In a society that emphasizes status, power, wealth and material possessions above all else, Buddhism and Nichiren Daishonin’s Buddhism in particular, place special importance on the “treasures of the heart.” The Three Kinds of Treasure is a letter written by Nichiren Daishonin to his samurai disciple, Shijo Kingo advising him with some difficulties the samurai had been having with his lord. Nichiren Daishonin advises Shijo Kingo to remember what is most important in life:
More valuable than treasures in a storehouse are the treasures of the body, and the treasures of the heart are the most valuable of all.

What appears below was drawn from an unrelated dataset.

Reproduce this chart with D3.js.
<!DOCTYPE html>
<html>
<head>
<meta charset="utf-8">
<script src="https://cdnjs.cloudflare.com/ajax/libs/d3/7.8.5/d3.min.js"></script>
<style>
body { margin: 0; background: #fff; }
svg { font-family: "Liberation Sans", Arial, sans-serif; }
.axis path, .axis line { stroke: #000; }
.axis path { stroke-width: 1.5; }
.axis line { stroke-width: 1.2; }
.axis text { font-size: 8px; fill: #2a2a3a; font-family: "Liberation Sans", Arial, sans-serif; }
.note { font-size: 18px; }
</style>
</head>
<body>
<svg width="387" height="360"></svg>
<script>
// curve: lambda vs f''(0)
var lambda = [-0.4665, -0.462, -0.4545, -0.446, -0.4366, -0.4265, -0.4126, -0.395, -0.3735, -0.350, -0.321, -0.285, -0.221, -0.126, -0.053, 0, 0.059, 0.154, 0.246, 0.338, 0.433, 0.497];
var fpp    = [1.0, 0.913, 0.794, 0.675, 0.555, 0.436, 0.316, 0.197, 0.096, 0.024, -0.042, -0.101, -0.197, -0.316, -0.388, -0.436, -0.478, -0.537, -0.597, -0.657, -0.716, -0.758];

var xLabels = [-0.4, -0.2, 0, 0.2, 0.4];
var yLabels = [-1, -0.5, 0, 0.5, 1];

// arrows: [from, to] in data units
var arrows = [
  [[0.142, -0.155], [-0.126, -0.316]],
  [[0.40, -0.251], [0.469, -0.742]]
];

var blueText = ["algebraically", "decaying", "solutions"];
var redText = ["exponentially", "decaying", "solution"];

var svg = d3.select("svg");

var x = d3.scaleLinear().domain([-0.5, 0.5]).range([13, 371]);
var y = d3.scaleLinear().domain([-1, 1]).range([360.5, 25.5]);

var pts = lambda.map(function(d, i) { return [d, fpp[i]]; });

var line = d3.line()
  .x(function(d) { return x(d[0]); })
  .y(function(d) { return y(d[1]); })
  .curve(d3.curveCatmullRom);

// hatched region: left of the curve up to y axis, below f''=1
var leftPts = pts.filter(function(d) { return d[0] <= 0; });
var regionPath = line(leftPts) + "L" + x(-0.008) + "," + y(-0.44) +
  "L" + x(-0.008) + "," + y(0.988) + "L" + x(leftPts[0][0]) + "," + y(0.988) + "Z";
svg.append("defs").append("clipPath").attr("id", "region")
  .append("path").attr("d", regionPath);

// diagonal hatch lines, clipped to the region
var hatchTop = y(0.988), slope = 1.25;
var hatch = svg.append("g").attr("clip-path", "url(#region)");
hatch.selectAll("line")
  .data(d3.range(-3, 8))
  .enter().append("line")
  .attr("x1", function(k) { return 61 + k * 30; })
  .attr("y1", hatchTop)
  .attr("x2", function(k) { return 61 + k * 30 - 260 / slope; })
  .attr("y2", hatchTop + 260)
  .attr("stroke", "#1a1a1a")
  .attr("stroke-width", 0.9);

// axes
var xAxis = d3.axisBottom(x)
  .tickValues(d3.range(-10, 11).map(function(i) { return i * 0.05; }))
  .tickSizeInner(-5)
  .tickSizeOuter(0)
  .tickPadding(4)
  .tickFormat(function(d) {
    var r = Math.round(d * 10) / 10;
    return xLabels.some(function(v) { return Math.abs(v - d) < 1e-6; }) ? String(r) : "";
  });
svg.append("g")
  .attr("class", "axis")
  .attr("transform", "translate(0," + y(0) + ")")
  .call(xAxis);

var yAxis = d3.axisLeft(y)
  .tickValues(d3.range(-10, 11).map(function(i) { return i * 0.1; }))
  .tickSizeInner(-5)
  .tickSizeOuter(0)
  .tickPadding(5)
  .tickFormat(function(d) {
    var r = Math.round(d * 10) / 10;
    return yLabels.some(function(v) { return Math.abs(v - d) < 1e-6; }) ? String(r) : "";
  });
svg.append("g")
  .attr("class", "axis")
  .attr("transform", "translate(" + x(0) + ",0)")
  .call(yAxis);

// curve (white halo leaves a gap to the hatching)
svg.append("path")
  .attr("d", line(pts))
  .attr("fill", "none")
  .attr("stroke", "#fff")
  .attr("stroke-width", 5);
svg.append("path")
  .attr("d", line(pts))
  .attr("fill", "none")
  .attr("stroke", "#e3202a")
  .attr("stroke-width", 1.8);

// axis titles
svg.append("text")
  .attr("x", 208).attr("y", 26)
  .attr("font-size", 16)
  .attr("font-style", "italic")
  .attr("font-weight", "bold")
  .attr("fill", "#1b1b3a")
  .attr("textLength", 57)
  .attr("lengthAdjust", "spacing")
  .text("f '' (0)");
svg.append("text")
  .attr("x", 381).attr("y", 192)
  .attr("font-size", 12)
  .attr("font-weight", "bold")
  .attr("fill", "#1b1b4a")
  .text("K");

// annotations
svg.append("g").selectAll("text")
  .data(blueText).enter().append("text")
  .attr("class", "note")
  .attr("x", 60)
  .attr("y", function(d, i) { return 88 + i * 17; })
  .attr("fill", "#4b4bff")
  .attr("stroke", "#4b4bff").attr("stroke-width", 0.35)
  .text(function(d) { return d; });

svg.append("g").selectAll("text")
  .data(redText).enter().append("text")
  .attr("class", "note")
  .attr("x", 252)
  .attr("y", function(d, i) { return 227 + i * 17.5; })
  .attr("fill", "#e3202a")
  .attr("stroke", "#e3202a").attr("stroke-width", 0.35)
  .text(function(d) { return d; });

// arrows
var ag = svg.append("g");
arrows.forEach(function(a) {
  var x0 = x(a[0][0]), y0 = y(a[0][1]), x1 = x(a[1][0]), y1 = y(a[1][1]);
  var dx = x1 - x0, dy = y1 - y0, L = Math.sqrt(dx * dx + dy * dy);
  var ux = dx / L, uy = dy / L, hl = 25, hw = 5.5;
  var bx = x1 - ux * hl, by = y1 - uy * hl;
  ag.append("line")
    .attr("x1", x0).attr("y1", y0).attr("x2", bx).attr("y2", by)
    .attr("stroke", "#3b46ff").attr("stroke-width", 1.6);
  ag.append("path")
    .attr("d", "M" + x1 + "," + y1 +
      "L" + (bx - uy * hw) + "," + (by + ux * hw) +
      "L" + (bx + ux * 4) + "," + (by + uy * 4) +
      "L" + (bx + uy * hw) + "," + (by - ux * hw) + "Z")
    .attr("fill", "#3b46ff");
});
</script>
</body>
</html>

In this writing, “treasures in a storehouse” refer to material possessions or wealth (objects we can buy, keep or sell). “Treasures of the body” refer to our physical health and well-being, including our mental health. “Treasures of the body” might also be a talent or skill we have such as writing, singing, acting or playing a musical instrument. For me, “treasures of the heart” refers to my friends and family members, those I cherish and love, and who are an important part of my life. “Treasures of the heart” are also my beloved, happy memories I have of my own childhood and other life experiences. From a Buddhist perspective, “treasures of the heart” are the opportunities and challenges we have to grow and develop our lives through faith and by helping others. “Accumulating treasures of the heart means that we come to understand we are Buddhas.”

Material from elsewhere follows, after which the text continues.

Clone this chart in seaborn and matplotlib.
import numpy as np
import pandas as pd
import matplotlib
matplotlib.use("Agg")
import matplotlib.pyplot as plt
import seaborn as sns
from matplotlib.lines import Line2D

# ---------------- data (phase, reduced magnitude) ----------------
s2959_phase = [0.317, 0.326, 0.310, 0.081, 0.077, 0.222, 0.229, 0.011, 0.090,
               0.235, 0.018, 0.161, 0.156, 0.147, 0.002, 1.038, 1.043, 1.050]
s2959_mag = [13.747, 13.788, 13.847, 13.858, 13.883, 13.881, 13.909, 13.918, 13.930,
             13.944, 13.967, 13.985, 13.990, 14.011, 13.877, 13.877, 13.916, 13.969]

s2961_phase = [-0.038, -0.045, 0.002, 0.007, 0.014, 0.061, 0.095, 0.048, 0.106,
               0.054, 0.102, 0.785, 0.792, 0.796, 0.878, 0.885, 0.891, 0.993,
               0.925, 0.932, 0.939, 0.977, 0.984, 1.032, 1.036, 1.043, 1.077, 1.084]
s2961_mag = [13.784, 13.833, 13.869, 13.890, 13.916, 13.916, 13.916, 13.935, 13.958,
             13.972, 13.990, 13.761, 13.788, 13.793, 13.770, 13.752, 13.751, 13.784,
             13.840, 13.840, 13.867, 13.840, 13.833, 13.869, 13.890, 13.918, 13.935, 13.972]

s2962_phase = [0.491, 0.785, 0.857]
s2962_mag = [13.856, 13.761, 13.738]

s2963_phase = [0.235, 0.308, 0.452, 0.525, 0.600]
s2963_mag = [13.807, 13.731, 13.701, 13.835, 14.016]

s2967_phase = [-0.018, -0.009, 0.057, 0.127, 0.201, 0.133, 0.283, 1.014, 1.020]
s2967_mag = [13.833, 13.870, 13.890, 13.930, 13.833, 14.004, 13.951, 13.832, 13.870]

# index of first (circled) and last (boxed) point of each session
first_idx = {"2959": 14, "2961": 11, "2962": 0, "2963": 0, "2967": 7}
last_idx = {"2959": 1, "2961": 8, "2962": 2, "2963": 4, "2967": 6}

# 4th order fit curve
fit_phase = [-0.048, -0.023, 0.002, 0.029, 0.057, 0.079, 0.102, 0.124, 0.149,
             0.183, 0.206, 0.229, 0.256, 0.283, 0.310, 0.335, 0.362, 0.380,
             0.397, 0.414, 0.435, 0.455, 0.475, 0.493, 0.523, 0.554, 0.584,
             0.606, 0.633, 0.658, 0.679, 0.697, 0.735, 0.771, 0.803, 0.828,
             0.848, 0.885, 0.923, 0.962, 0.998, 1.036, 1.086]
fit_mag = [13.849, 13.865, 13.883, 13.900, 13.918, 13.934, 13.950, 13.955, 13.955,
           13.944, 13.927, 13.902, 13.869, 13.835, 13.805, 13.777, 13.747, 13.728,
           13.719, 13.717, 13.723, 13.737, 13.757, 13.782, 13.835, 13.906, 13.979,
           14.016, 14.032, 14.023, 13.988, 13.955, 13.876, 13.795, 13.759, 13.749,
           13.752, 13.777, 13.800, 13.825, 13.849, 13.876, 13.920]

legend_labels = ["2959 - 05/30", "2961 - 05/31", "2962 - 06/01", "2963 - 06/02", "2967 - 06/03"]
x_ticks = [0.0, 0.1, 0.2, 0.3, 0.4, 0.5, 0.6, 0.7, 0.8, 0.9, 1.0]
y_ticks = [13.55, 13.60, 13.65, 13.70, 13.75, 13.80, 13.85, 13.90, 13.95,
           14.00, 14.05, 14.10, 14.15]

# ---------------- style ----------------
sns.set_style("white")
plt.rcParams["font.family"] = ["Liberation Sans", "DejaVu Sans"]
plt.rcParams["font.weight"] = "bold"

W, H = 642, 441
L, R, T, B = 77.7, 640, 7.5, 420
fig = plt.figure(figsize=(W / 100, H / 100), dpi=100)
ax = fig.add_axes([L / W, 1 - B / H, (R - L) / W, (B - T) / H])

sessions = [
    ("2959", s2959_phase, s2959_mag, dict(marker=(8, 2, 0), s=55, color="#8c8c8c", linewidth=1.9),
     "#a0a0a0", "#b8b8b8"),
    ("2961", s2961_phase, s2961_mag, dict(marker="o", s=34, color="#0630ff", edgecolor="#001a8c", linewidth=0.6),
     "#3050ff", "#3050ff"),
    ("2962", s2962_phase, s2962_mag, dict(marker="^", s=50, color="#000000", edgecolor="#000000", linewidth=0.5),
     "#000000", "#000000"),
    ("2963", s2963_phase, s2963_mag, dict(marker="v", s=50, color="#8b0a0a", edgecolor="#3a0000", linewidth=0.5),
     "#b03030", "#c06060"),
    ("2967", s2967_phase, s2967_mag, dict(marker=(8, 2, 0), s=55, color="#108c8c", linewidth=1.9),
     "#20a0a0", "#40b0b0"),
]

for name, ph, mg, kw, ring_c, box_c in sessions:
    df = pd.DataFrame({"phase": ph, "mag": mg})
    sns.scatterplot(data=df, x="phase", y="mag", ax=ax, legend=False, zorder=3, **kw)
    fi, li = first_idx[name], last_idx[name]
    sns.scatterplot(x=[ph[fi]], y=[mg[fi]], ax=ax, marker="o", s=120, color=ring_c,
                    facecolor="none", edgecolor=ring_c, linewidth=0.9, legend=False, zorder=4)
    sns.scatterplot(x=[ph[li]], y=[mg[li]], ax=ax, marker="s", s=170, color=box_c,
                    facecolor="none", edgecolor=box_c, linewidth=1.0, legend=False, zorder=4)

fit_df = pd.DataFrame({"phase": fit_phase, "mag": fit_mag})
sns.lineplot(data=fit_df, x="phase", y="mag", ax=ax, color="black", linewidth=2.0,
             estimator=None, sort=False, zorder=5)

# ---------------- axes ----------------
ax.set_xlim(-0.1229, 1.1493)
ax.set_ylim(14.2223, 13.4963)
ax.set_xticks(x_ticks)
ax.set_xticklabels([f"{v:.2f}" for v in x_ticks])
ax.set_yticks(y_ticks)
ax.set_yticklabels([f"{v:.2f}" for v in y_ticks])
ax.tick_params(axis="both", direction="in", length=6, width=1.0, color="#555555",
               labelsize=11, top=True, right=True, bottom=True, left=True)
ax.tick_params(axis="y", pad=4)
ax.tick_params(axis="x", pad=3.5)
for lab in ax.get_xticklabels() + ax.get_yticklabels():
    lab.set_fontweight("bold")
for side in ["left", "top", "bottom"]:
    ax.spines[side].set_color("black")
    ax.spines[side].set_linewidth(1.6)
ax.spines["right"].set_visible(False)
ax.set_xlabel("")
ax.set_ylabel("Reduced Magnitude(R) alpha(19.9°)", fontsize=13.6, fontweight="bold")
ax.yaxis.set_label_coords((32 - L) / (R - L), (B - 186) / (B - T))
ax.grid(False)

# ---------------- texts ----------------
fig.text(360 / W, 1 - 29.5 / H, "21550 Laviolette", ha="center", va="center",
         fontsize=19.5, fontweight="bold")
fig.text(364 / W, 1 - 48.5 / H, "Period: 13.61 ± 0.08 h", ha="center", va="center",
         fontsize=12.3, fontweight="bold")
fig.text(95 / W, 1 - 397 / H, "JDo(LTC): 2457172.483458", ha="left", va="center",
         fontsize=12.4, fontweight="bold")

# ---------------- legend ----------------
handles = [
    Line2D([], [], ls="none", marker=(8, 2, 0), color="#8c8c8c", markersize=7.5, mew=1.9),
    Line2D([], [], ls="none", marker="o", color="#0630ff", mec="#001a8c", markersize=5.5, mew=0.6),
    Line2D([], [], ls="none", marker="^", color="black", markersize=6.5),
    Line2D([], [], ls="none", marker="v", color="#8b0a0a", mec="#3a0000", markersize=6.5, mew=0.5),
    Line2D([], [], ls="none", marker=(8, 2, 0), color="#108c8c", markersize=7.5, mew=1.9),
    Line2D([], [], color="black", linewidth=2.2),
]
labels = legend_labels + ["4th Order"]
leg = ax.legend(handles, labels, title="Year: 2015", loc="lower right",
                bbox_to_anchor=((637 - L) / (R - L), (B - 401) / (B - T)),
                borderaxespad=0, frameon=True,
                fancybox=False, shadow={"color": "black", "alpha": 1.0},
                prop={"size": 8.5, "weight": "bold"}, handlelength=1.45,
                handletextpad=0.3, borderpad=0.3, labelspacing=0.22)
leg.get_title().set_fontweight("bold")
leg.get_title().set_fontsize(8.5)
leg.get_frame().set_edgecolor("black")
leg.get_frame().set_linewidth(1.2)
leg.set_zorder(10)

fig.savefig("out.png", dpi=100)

I believe in our society [in the U.S.], we have placed these three treasures backwards in order of their correct importance or priority. We place the most value on accumulating material possessions and financial wealth, yet we place the least value on developing our own lives and fostering healthy relationships with others. Doesn’t this seem as if our priorities are upside down?
In a beautiful article titled “The Poor Woman’s Lamp,” (Living Buddhism, March 2006 p. 14), SGI President Ikeda describes a Buddhist parable of the same name. He writes, “What the ‘Poor Woman’s Lamp’ teaches us is, more than anything else, the value of sincerity…A mind which attaches importance to even to the slightest matters, and which loves and treasures even seemingly insignificant things, can profoundly move people even through a small action.” As Nichiren Daishonin states: “It is the heart that is important.”
In a culture of violence, and anger, and hate, when people place more value on a cell phone or a car than a person’s life, we need to learn the tremendous value of our own lives and of each other’s.